Our time and our society is modern. This is the little myth that we tell about ourselves. But we are the same people who hunted and gathered for hundreds of thousands of years. And so with our science comes the same mythic practices. One is simple enough to understand, the need for a desirable interface for participating in the creation of our society. In the past that was through group order. Today it is through a job and a career identity. Yet we still crave the presence of others, and our technologies offer up a saccharine version of humanity through connectivity and social media. Our petroleum-fueled consumer society has effectively erased many of the reasons for coordinated action. Modernity's true measure may come in its ability to allow a one-to-one relation between people and their feature-laden environment through the near total extinction of the everyday and mundane conjunctive task. In its stead is the isolated consumer living a nearly unbroken relationship with mediated others through a small gesture-based interface for communicating and information retrieval.

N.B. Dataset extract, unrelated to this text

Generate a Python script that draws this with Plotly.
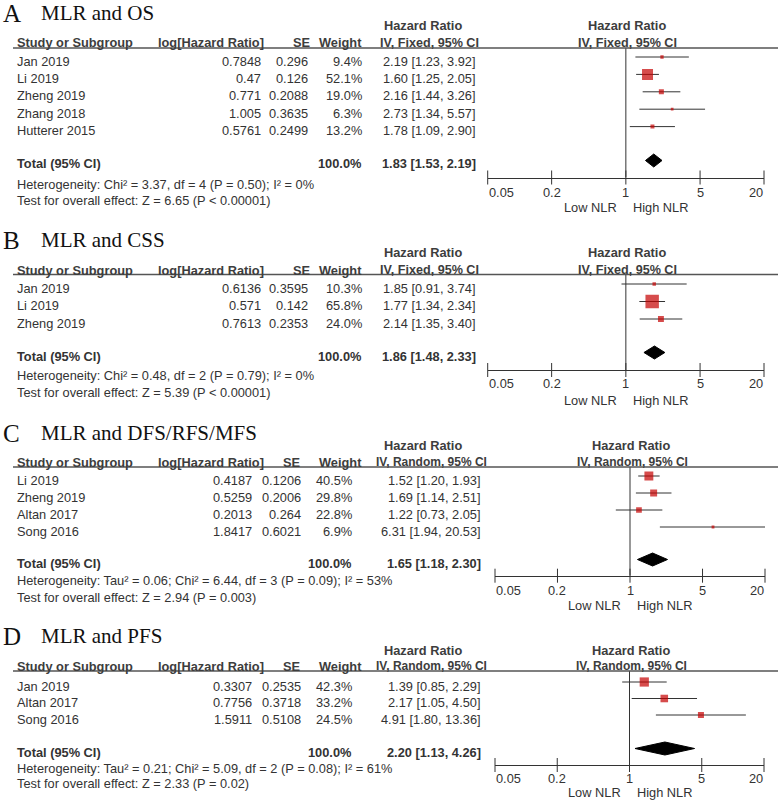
import math
import plotly.graph_objects as go

W, H = 778, 800

# ---------------- data ----------------
tick_vals = [0.05, 0.2, 1, 5, 20]
tick_text = ["0.05", "0.2", "1", "5", "20"]

A_letter, A_title = "A", "MLR and OS"
A_method = "IV, Fixed, 95% CI"
A_study = ["Jan 2019", "Li 2019", "Zheng 2019", "Zhang 2018", "Hutterer 2015"]
A_loghr = [0.7848, 0.47, 0.771, 1.005, 0.5761]
A_se = [0.296, 0.126, 0.2088, 0.3635, 0.2499]
A_weight = [9.4, 52.1, 19.0, 6.3, 13.2]
A_hr = [2.19, 1.60, 2.16, 2.73, 1.78]
A_lo = [1.23, 1.25, 1.44, 1.34, 1.09]
A_hi = [3.92, 2.05, 3.26, 5.57, 2.90]
A_total = [1.83, 1.53, 2.19]
A_total_weight = 100.0
A_het = "Heterogeneity: Chi² = 3.37, df = 4 (P = 0.50); I² = 0%"
A_test = "Test for overall effect: Z = 6.65 (P < 0.00001)"

B_letter, B_title = "B", "MLR and CSS"
B_method = "IV, Fixed, 95% CI"
B_study = ["Jan 2019", "Li 2019", "Zheng 2019"]
B_loghr = [0.6136, 0.571, 0.7613]
B_se = [0.3595, 0.142, 0.2353]
B_weight = [10.3, 65.8, 24.0]
B_hr = [1.85, 1.77, 2.14]
B_lo = [0.91, 1.34, 1.35]
B_hi = [3.74, 2.34, 3.40]
B_total = [1.86, 1.48, 2.33]
B_total_weight = 100.0
B_het = "Heterogeneity: Chi² = 0.48, df = 2 (P = 0.79); I² = 0%"
B_test = "Test for overall effect: Z = 5.39 (P < 0.00001)"

C_letter, C_title = "C", "MLR and DFS/RFS/MFS"
C_method = "IV, Random, 95% CI"
C_study = ["Li 2019", "Zheng 2019", "Altan 2017", "Song 2016"]
C_loghr = [0.4187, 0.5259, 0.2013, 1.8417]
C_se = [0.1206, 0.2006, 0.264, 0.6021]
C_weight = [40.5, 29.8, 22.8, 6.9]
C_hr = [1.52, 1.69, 1.22, 6.31]
C_lo = [1.20, 1.14, 0.73, 1.94]
C_hi = [1.93, 2.51, 2.05, 20.53]
C_total = [1.65, 1.18, 2.30]
C_total_weight = 100.0
C_het = "Heterogeneity: Tau² = 0.06; Chi² = 6.44, df = 3 (P = 0.09); I² = 53%"
C_test = "Test for overall effect: Z = 2.94 (P = 0.003)"

D_letter, D_title = "D", "MLR and PFS"
D_method = "IV, Random, 95% CI"
D_study = ["Jan 2019", "Altan 2017", "Song 2016"]
D_loghr = [0.3307, 0.7756, 1.5911]
D_se = [0.2535, 0.3718, 0.5108]
D_weight = [42.3, 33.2, 24.5]
D_hr = [1.39, 2.17, 4.91]
D_lo = [0.85, 1.05, 1.80]
D_hi = [2.29, 4.50, 13.36]
D_total = [2.20, 1.13, 4.26]
D_total_weight = 100.0
D_het = "Heterogeneity: Tau² = 0.21; Chi² = 5.09, df = 2 (P = 0.08); I² = 61%"
D_test = "Test for overall effect: Z = 2.33 (P = 0.02)"

# ---------------- layout (pixel positions) ----------------
COLS_AB = dict(study=15.7, loghr=262, se=309, wt=363, hr=477, h_loghr=157, h_se=312, h_wt=363, h_hr=383,
               h_iv=480, iv_size=12.6)
COLS_CD = dict(study=15.7, loghr=253, se=301.7, wt=353, hr=482, h_loghr=157, h_se=302, h_wt=363, h_hr=383,
               h_iv=488, iv_size=12.0)

panels = [
    dict(letter=A_letter, title=A_title, method=A_method, study=A_study, loghr=A_loghr, se=A_se,
         weight=A_weight, hr=A_hr, lo=A_lo, hi=A_hi, total=A_total, tw=A_total_weight, het=A_het, test=A_test,
         title_y=13.5, hr_y=26, hdr_y=43, line_y=48, row0=61, sp=17.4, total_y=164, het_y=184,
         test_y=201, axis_y=177.5, tick_y=193, nlr_y=207, x0=487.7, x1=764, cols=COLS_AB),
    dict(letter=B_letter, title=B_title, method=B_method, study=B_study, loghr=B_loghr, se=B_se,
         weight=B_weight, hr=B_hr, lo=B_lo, hi=B_hi, total=B_total, tw=B_total_weight, het=B_het, test=B_test,
         title_y=240, hr_y=252.5, hdr_y=270, line_y=274.5, row0=288, sp=17.5, total_y=356, het_y=375,
         test_y=392, axis_y=370, tick_y=383.5, nlr_y=400, x0=487.7, x1=764, cols=COLS_AB),
    dict(letter=C_letter, title=C_title, method=C_method, study=C_study, loghr=C_loghr, se=C_se,
         weight=C_weight, hr=C_hr, lo=C_lo, hi=C_hi, total=C_total, tw=C_total_weight, het=C_het, test=C_test,
         title_y=433, hr_y=445, hdr_y=462, line_y=467, row0=480, sp=17, total_y=563, het_y=580,
         test_y=597, axis_y=575.7, tick_y=590, nlr_y=605, x0=495, x1=765, cols=COLS_CD),
    dict(letter=D_letter, title=D_title, method=D_method, study=D_study, loghr=D_loghr, se=D_se,
         weight=D_weight, hr=D_hr, lo=D_lo, hi=D_hi, total=D_total, tw=D_total_weight, het=D_het, test=D_test,
         title_y=636, hr_y=650, hdr_y=666, line_y=671, row0=686, sp=16.5, total_y=752, het_y=768,
         test_y=783, axis_y=765, tick_y=778.5, nlr_y=792, x0=495, x1=764, cols=COLS_CD),
]

SANS = "Liberation Sans, Arial, sans-serif"
SERIF = "Liberation Serif, Times New Roman, serif"
TXT = "#333333"
HDR = "#3d3d3d"
LINE = "#333333"
RED = "#C40000"
FS = 12.8

fig = go.Figure()
annotations = []
shapes = []


def py(y):
    return 1 - y / H


def txt(x, y, s, anchor="left", size=FS, bold=False, family=SANS, color=TXT, xref="paper", xshift=0):
    annotations.append(dict(
        x=(x / W) if xref == "paper" else x, y=py(y), xref=xref, yref="paper",
        text=(f"<b>{s}</b>" if bold else s), showarrow=False, xanchor=anchor, yanchor="middle",
        xshift=xshift, borderpad=0, font=dict(family=family, size=size, color=color)))


for k, p in enumerate(panels, start=1):
    sfx = "" if k == 1 else str(k)
    xname, yname = "x" + sfx, "y" + sfx
    c = p["cols"]
    fig.update_layout({
        "xaxis" + sfx: dict(type="log", range=[math.log10(tick_vals[0]), math.log10(tick_vals[-1])],
                            domain=[p["x0"] / W, p["x1"] / W], anchor=yname, showline=True,
                            linecolor=LINE, linewidth=1, ticks="", showticklabels=False,
                            showgrid=False, zeroline=False, fixedrange=True),
        "yaxis" + sfx: dict(domain=[py(p["axis_y"]), py(p["line_y"])], range=[p["axis_y"], p["line_y"]],
                            visible=False, fixedrange=True, anchor=xname),
    })

    n = len(p["study"])
    row_y = [p["row0"] + i * p["sp"] for i in range(n)]
    mark_y = [y - 4 for y in row_y]

    # no-effect line
    fig.add_trace(go.Scatter(x=[1, 1], y=[p["line_y"], p["axis_y"]], mode="lines",
                             line=dict(color=LINE, width=1), xaxis=xname, yaxis=yname,
                             hoverinfo="skip", showlegend=False))
    # CI lines
    cx, cy = [], []
    for lo, hi, y in zip(p["lo"], p["hi"], mark_y):
        cx += [lo, hi, None]
        cy += [y, y, None]
    fig.add_trace(go.Scatter(x=cx, y=cy, mode="lines", line=dict(color=LINE, width=1),
                             xaxis=xname, yaxis=yname, hoverinfo="skip", showlegend=False))
    # squares
    fig.add_trace(go.Scatter(x=p["hr"], y=mark_y, mode="markers",
                             marker=dict(symbol="square", color=RED,
                                         size=[1.6 + 0.18 * w for w in p["weight"]],
                                         line=dict(width=0)),
                             xaxis=xname, yaxis=yname, hoverinfo="skip", showlegend=False))
    # diamond
    est, tlo, thi = p["total"]
    yc = p["total_y"] - 3.5
    hh = 6.5
    fig.add_trace(go.Scatter(x=[tlo, est, thi, est, tlo], y=[yc, yc - hh, yc, yc + hh, yc],
                             mode="lines", fill="toself", fillcolor="black",
                             line=dict(color="black", width=1), xaxis=xname, yaxis=yname,
                             hoverinfo="skip", showlegend=False))
    # crossing tick marks
    fig.add_trace(go.Scatter(x=tick_vals, y=[p["axis_y"]] * len(tick_vals), mode="markers",
                             marker=dict(symbol="line-ns-open", size=10, color=LINE,
                                         line=dict(width=1, color=LINE)),
                             cliponaxis=False, xaxis=xname, yaxis=yname,
                             hoverinfo="skip", showlegend=False))
    # tick labels
    for i, (v, t) in enumerate(zip(tick_vals, tick_text)):
        anc = "left" if i == 0 else ("right" if i == len(tick_vals) - 1 else "center")
        txt(math.log10(v), p["tick_y"], t, anchor=anc, xref=xname)
    txt(0, p["nlr_y"], "Low NLR", anchor="right", xref=xname, xshift=-8)
    txt(0, p["nlr_y"], "High NLR", anchor="left", xref=xname, xshift=6)

    # titles
    txt(2, p["title_y"], p["letter"], size=25, family=SERIF, color="#111111")
    txt(40, p["title_y"], p["title"], size=21, family=SERIF, color="#111111")

    # headers
    txt(c["h_hr"], p["hr_y"], "Hazard Ratio", bold=True, color=HDR)
    txt(0, p["hr_y"], "Hazard Ratio", anchor="center", bold=True, color=HDR, xref=xname, xshift=1)
    txt(c["study"], p["hdr_y"], "Study or Subgroup", bold=True, color=HDR)
    txt(c["h_loghr"], p["hdr_y"], "log[Hazard Ratio]", bold=True, color=HDR)
    txt(c["h_se"], p["hdr_y"], "SE", anchor="right", bold=True, color=HDR)
    txt(c["h_wt"], p["hdr_y"], "Weight", anchor="right", bold=True, color=HDR)
    txt(c["h_iv"], p["hdr_y"], p["method"], anchor="right", bold=True, color=HDR, size=c["iv_size"])
    txt(0, p["hdr_y"], p["method"], anchor="center", bold=True, color=HDR, xref=xname, xshift=2,
        size=c["iv_size"])
    shapes.append(dict(type="line", xref="paper", yref="paper", x0=13 / W, x1=1,
                       y0=py(p["line_y"]), y1=py(p["line_y"]), line=dict(color="#555555", width=1.3)))

    # rows
    for i in range(n):
        y = row_y[i]
        txt(c["study"], y, p["study"][i])
        txt(c["loghr"], y, str(p["loghr"][i]), anchor="right")
        txt(c["se"], y, str(p["se"][i]), anchor="right")
        txt(c["wt"], y, f"{p['weight'][i]:.1f}%", anchor="right")
        txt(c["hr"], y, f"{p['hr'][i]:.2f} [{p['lo'][i]:.2f}, {p['hi'][i]:.2f}]", anchor="right")

    # total
    txt(c["study"], p["total_y"], "Total (95% CI)", bold=True)
    txt(c["wt"], p["total_y"], f"{p['tw']:.1f}%", anchor="right", bold=True)
    txt(c["hr"], p["total_y"], f"{est:.2f} [{tlo:.2f}, {thi:.2f}]", anchor="right", bold=True)
    txt(c["study"], p["het_y"], p["het"])
    txt(c["study"], p["test_y"], p["test"])

fig.update_layout(width=W, height=H, margin=dict(l=0, r=0, t=0, b=0),
                  paper_bgcolor="white", plot_bgcolor="white",
                  annotations=annotations, shapes=shapes, showlegend=False)

fig.write_html("out.html", config={"displayModeBar": False},
               post_script="document.body.style.margin='0';document.body.style.overflow='hidden';")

We aren't that far removed in evolution from our hunter gatherer forbears. In fact, we're almost identical. But our self-made environment has changed considerably. That hunting party leader, the living god, and the elaborate rituals that support them have been shattered into countless functional objects we utilize for navigating our environment and reproducing a meaningful existence through group affiliation. By virtue of the relationship established on the hunt we now take orders from computer algorithms and interfaces. The same order, the same task differentiation, but now the leader is simply a string of code for interpreting data and acting according to a program. Our tyrants are dumb. Their speech terse. Our technological tyrants are an evolving expressions of our desire to lead and, more importantly, to be led.

The myths and the rituals may change but one aspect of our lives remains, the desire to reduce uncertainty in practical affairs. Leadership--even in its denatured form as a commanding male British voice barking directions from a little black box on the dash--is one such means of reducing uncertainty.